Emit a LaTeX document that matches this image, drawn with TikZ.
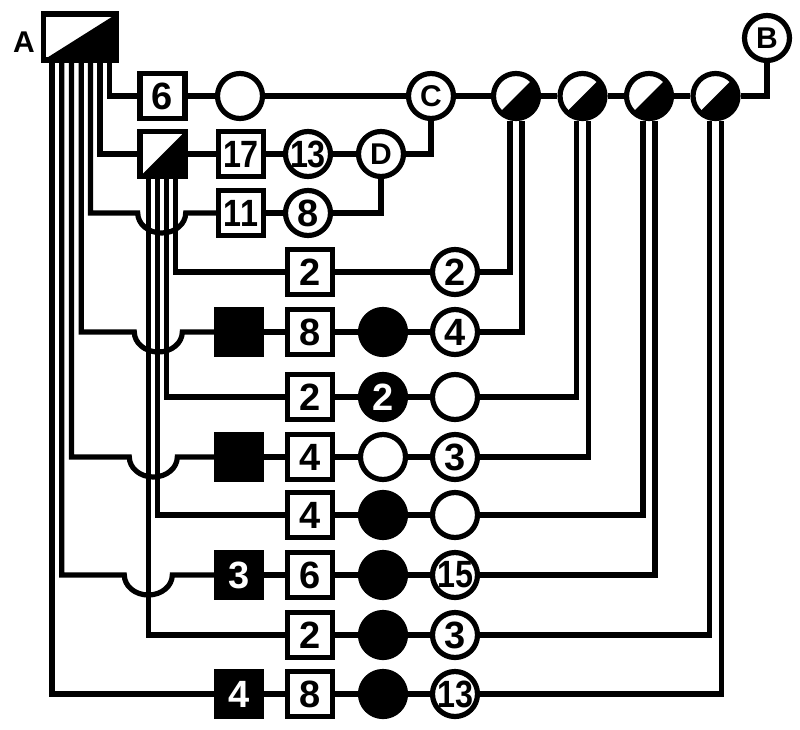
\documentclass[tikz,border=0pt]{standalone}
\usepackage{fontspec}
\usepackage{graphicx}
\setmainfont{Liberation Sans}
\newcommand\digfont{\fontsize{38}{38}\selectfont\bfseries}
\newcommand\ltrfont{\fontsize{30}{30}\selectfont\bfseries}
\newcommand\nn[1]{\scalebox{0.85}[1]{#1}}
\tikzset{
  wire/.style={line width=5.2pt},
  nbox/.style={draw, line width=5.2pt, rectangle, fill=white, minimum width=45pt, minimum height=45pt, inner sep=0pt, font=\digfont},
  bbox/.style={nbox, fill=black, text=white},
  ncirc/.style={draw, line width=5.2pt, circle, fill=white, minimum size=45pt, inner sep=0pt, font=\digfont},
  bcirc/.style={ncirc, fill=black, text=white},
  split/.style={path picture={\fill[black] (path picture bounding box.south west) -- (path picture bounding box.north east) -- (path picture bounding box.south east) -- cycle;}},
  hop/.style={start angle=180, end angle=360, x radius=24pt, y radius=20pt},
}
\begin{document}
\begin{tikzpicture}[x=1pt,y=1pt]
\fill[white] (0,0) rectangle (800,-729);
\useasboundingbox (0,0) rectangle (800,-729);
% top nodes
\node[nbox, split, minimum width=73pt, minimum height=46pt] (A) at (80,-37) {};
\node[font=\ltrfont] (labA) at (24,-42) {A};
\node[ncirc, font=\ltrfont] (B) at (767,-38) {B};
% row 1
\node[nbox] (r1b) at (162.5,-96) {6};
\node[ncirc] (r1c) at (240,-96) {};
\node[ncirc, font=\ltrfont] (C) at (431,-96) {C};
\node[ncirc, split] (s1) at (516,-96) {};
\node[ncirc, split] (s2) at (582.5,-96) {};
\node[ncirc, split] (s3) at (649,-96) {};
\node[ncirc, split] (s4) at (715.5,-96) {};
% row 2
\node[nbox, split] (E) at (162.5,-154) {};
\node[nbox] (r2b) at (241,-154) {\nn{17}};
\node[ncirc] (r2c) at (308,-154) {\nn{13}};
\node[ncirc, font=\ltrfont] (D) at (381,-154) {D};
% row 3
\node[nbox] (r3b) at (241,-213) {\nn{11}};
\node[ncirc] (r3c) at (308,-213) {8};
% row 4
\node[nbox] (r4b) at (310,-272) {2};
\node[ncirc] (r4d) at (455,-272) {2};
% row 5
\node[bbox] (r5a) at (239,-332) {};
\node[nbox] (r5b) at (310,-332) {8};
\node[bcirc] (r5c) at (383,-332) {};
\node[ncirc] (r5d) at (455,-332) {4};
% row 6
\node[nbox] (r6b) at (310,-397) {2};
\node[bcirc] (r6c) at (383,-397) {2};
\node[ncirc] (r6d) at (455,-397) {};
% row 7
\node[bbox] (r7a) at (239,-457) {};
\node[nbox] (r7b) at (310,-457) {4};
\node[ncirc] (r7c) at (383,-457) {};
\node[ncirc] (r7d) at (455,-457) {3};
% row 8
\node[nbox] (r8b) at (310,-515) {4};
\node[bcirc] (r8c) at (383,-515) {};
\node[ncirc] (r8d) at (455,-515) {};
% row 9
\node[bbox] (r9a) at (239,-575) {3};
\node[nbox] (r9b) at (310,-575) {6};
\node[bcirc] (r9c) at (383,-575) {};
\node[ncirc] (r9d) at (455,-575) {\nn{15}};
% row 10
\node[nbox] (r10b) at (310,-635) {2};
\node[bcirc] (r10c) at (383,-635) {};
\node[ncirc] (r10d) at (455,-635) {3};
% row 11
\node[bbox] (r11a) at (239,-694) {4};
\node[nbox] (r11b) at (310,-694) {8};
\node[bcirc] (r11c) at (383,-694) {};
\node[ncirc] (r11d) at (455,-694) {\nn{13}};
% hop start points
\coordinate (h3) at (137.7,-213);
\coordinate (h5) at (134.3,-332);
\coordinate (h7) at (129.3,-457);
\coordinate (h9) at (124.3,-575);
% row 1
\draw[wire] ([xshift=29.2pt]A.south) |- (r1b.west);
\draw[wire] (r1b) -- (r1c) -- (C) -- (s1) -- (s2) -- (s3) -- (s4);
\draw[wire] (s4.east) -| (B.south);
% row 2
\draw[wire] ([xshift=20pt]A.south) |- (E.west);
\draw[wire] (E) -- (r2b) -- (r2c) -- (D);
\draw[wire] (D.east) -| (C.south);
% row 3
\draw[wire] ([xshift=10.5pt]A.south) |- (h3) arc[hop] -- (r3b.west);
\draw[wire] (r3b) -- (r3c);
\draw[wire] (r3c.east) -| (D.south);
% row 4
\draw[wire] ([xshift=13pt]E.south) |- (r4b.west);
\draw[wire] (r4b) -- (r4d);
\draw[wire] (r4d.east) -| ([xshift=-6pt]s1.south);
% row 5
\draw[wire] ([xshift=1.2pt]A.south) |- (h5) arc[hop] -- (r5a.west);
\draw[wire] (r5a) -- (r5b) -- (r5c) -- (r5d);
\draw[wire] (r5d.east) -| ([xshift=6pt]s1.south);
% row 6
\draw[wire] ([xshift=4pt]E.south) |- (r6b.west);
\draw[wire] (r6b) -- (r6c) -- (r6d);
\draw[wire] (r6d.east) -| ([xshift=-6pt]s2.south);
% row 7
\draw[wire] ([xshift=-8.5pt]A.south) |- (h7) arc[hop] -- (r7a.west);
\draw[wire] (r7a) -- (r7b) -- (r7c) -- (r7d);
\draw[wire] (r7d.east) -| ([xshift=6pt]s2.south);
% row 8
\draw[wire] ([xshift=-5pt]E.south) |- (r8b.west);
\draw[wire] (r8b) -- (r8c) -- (r8d);
\draw[wire] (r8d.east) -| ([xshift=-6pt]s3.south);
% row 9
\draw[wire] ([xshift=-18.3pt]A.south) |- (h9) arc[hop] -- (r9a.west);
\draw[wire] (r9a) -- (r9b) -- (r9c) -- (r9d);
\draw[wire] (r9d.east) -| ([xshift=6pt]s3.south);
% row 10
\draw[wire] ([xshift=-14pt]E.south) |- (r10b.west);
\draw[wire] (r10b) -- (r10c) -- (r10d);
\draw[wire] (r10d.east) -| ([xshift=-6pt]s4.south);
% row 11
\draw[wire] ([xshift=-28pt]A.south) |- (r11a.west);
\draw[wire] (r11a) -- (r11b) -- (r11c) -- (r11d);
\draw[wire] (r11d.east) -| ([xshift=6pt]s4.south);
\end{tikzpicture}
\end{document}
•••
_Directive_: Copy out each line word for word, please, skipping the images.

_Response_:
Emit a LaTeX document that matches this image, drawn with TikZ.
\documentclass[tikz,border=0pt]{standalone}
\usepackage{fontspec}
\usepackage{graphicx}
\setmainfont{Liberation Sans}
\newcommand\digfont{\fontsize{38}{38}\selectfont\bfseries}
\newcommand\ltrfont{\fontsize{30}{30}\selectfont\bfseries}
\newcommand\nn[1]{\scalebox{0.85}[1]{#1}}
\tikzset{
  wire/.style={line width=5.2pt},
  nbox/.style={draw, line width=5.2pt, rectangle, fill=white, minimum width=45pt, minimum height=45pt, inner sep=0pt, font=\digfont},
  bbox/.style={nbox, fill=black, text=white},
  ncirc/.style={draw, line width=5.2pt, circle, fill=white, minimum size=45pt, inner sep=0pt, font=\digfont},
  bcirc/.style={ncirc, fill=black, text=white},
  split/.style={path picture={\fill[black] (path picture bounding box.south west) -- (path picture bounding box.north east) -- (path picture bounding box.south east) -- cycle;}},
  hop/.style={start angle=180, end angle=360, x radius=24pt, y radius=20pt},
}
\begin{document}
\begin{tikzpicture}[x=1pt,y=1pt]
\fill[white] (0,0) rectangle (800,-729);
\useasboundingbox (0,0) rectangle (800,-729);
% top nodes
\node[nbox, split, minimum width=73pt, minimum height=46pt] (A) at (80,-37) {};
\node[font=\ltrfont] (labA) at (24,-42) {A};
\node[ncirc, font=\ltrfont] (B) at (767,-38) {B};
% row 1
\node[nbox] (r1b) at (162.5,-96) {6};
\node[ncirc] (r1c) at (240,-96) {};
\node[ncirc, font=\ltrfont] (C) at (431,-96) {C};
\node[ncirc, split] (s1) at (516,-96) {};
\node[ncirc, split] (s2) at (582.5,-96) {};
\node[ncirc, split] (s3) at (649,-96) {};
\node[ncirc, split] (s4) at (715.5,-96) {};
% row 2
\node[nbox, split] (E) at (162.5,-154) {};
\node[nbox] (r2b) at (241,-154) {\nn{17}};
\node[ncirc] (r2c) at (308,-154) {\nn{13}};
\node[ncirc, font=\ltrfont] (D) at (381,-154) {D};
% row 3
\node[nbox] (r3b) at (241,-213) {\nn{11}};
\node[ncirc] (r3c) at (308,-213) {8};
% row 4
\node[nbox] (r4b) at (310,-272) {2};
\node[ncirc] (r4d) at (455,-272) {2};
% row 5
\node[bbox] (r5a) at (239,-332) {};
\node[nbox] (r5b) at (310,-332) {8};
\node[bcirc] (r5c) at (383,-332) {};
\node[ncirc] (r5d) at (455,-332) {4};
% row 6
\node[nbox] (r6b) at (310,-397) {2};
\node[bcirc] (r6c) at (383,-397) {2};
\node[ncirc] (r6d) at (455,-397) {};
% row 7
\node[bbox] (r7a) at (239,-457) {};
\node[nbox] (r7b) at (310,-457) {4};
\node[ncirc] (r7c) at (383,-457) {};
\node[ncirc] (r7d) at (455,-457) {3};
% row 8
\node[nbox] (r8b) at (310,-515) {4};
\node[bcirc] (r8c) at (383,-515) {};
\node[ncirc] (r8d) at (455,-515) {};
% row 9
\node[bbox] (r9a) at (239,-575) {3};
\node[nbox] (r9b) at (310,-575) {6};
\node[bcirc] (r9c) at (383,-575) {};
\node[ncirc] (r9d) at (455,-575) {\nn{15}};
% row 10
\node[nbox] (r10b) at (310,-635) {2};
\node[bcirc] (r10c) at (383,-635) {};
\node[ncirc] (r10d) at (455,-635) {3};
% row 11
\node[bbox] (r11a) at (239,-694) {4};
\node[nbox] (r11b) at (310,-694) {8};
\node[bcirc] (r11c) at (383,-694) {};
\node[ncirc] (r11d) at (455,-694) {\nn{13}};
% hop start points
\coordinate (h3) at (137.7,-213);
\coordinate (h5) at (134.3,-332);
\coordinate (h7) at (129.3,-457);
\coordinate (h9) at (124.3,-575);
% row 1
\draw[wire] ([xshift=29.2pt]A.south) |- (r1b.west);
\draw[wire] (r1b) -- (r1c) -- (C) -- (s1) -- (s2) -- (s3) -- (s4);
\draw[wire] (s4.east) -| (B.south);
% row 2
\draw[wire] ([xshift=20pt]A.south) |- (E.west);
\draw[wire] (E) -- (r2b) -- (r2c) -- (D);
\draw[wire] (D.east) -| (C.south);
% row 3
\draw[wire] ([xshift=10.5pt]A.south) |- (h3) arc[hop] -- (r3b.west);
\draw[wire] (r3b) -- (r3c);
\draw[wire] (r3c.east) -| (D.south);
% row 4
\draw[wire] ([xshift=13pt]E.south) |- (r4b.west);
\draw[wire] (r4b) -- (r4d);
\draw[wire] (r4d.east) -| ([xshift=-6pt]s1.south);
% row 5
\draw[wire] ([xshift=1.2pt]A.south) |- (h5) arc[hop] -- (r5a.west);
\draw[wire] (r5a) -- (r5b) -- (r5c) -- (r5d);
\draw[wire] (r5d.east) -| ([xshift=6pt]s1.south);
% row 6
\draw[wire] ([xshift=4pt]E.south) |- (r6b.west);
\draw[wire] (r6b) -- (r6c) -- (r6d);
\draw[wire] (r6d.east) -| ([xshift=-6pt]s2.south);
% row 7
\draw[wire] ([xshift=-8.5pt]A.south) |- (h7) arc[hop] -- (r7a.west);
\draw[wire] (r7a) -- (r7b) -- (r7c) -- (r7d);
\draw[wire] (r7d.east) -| ([xshift=6pt]s2.south);
% row 8
\draw[wire] ([xshift=-5pt]E.south) |- (r8b.west);
\draw[wire] (r8b) -- (r8c) -- (r8d);
\draw[wire] (r8d.east) -| ([xshift=-6pt]s3.south);
% row 9
\draw[wire] ([xshift=-18.3pt]A.south) |- (h9) arc[hop] -- (r9a.west);
\draw[wire] (r9a) -- (r9b) -- (r9c) -- (r9d);
\draw[wire] (r9d.east) -| ([xshift=6pt]s3.south);
% row 10
\draw[wire] ([xshift=-14pt]E.south) |- (r10b.west);
\draw[wire] (r10b) -- (r10c) -- (r10d);
\draw[wire] (r10d.east) -| ([xshift=-6pt]s4.south);
% row 11
\draw[wire] ([xshift=-28pt]A.south) |- (r11a.west);
\draw[wire] (r11a) -- (r11b) -- (r11c) -- (r11d);
\draw[wire] (r11d.east) -| ([xshift=6pt]s4.south);
\end{tikzpicture}
\end{document}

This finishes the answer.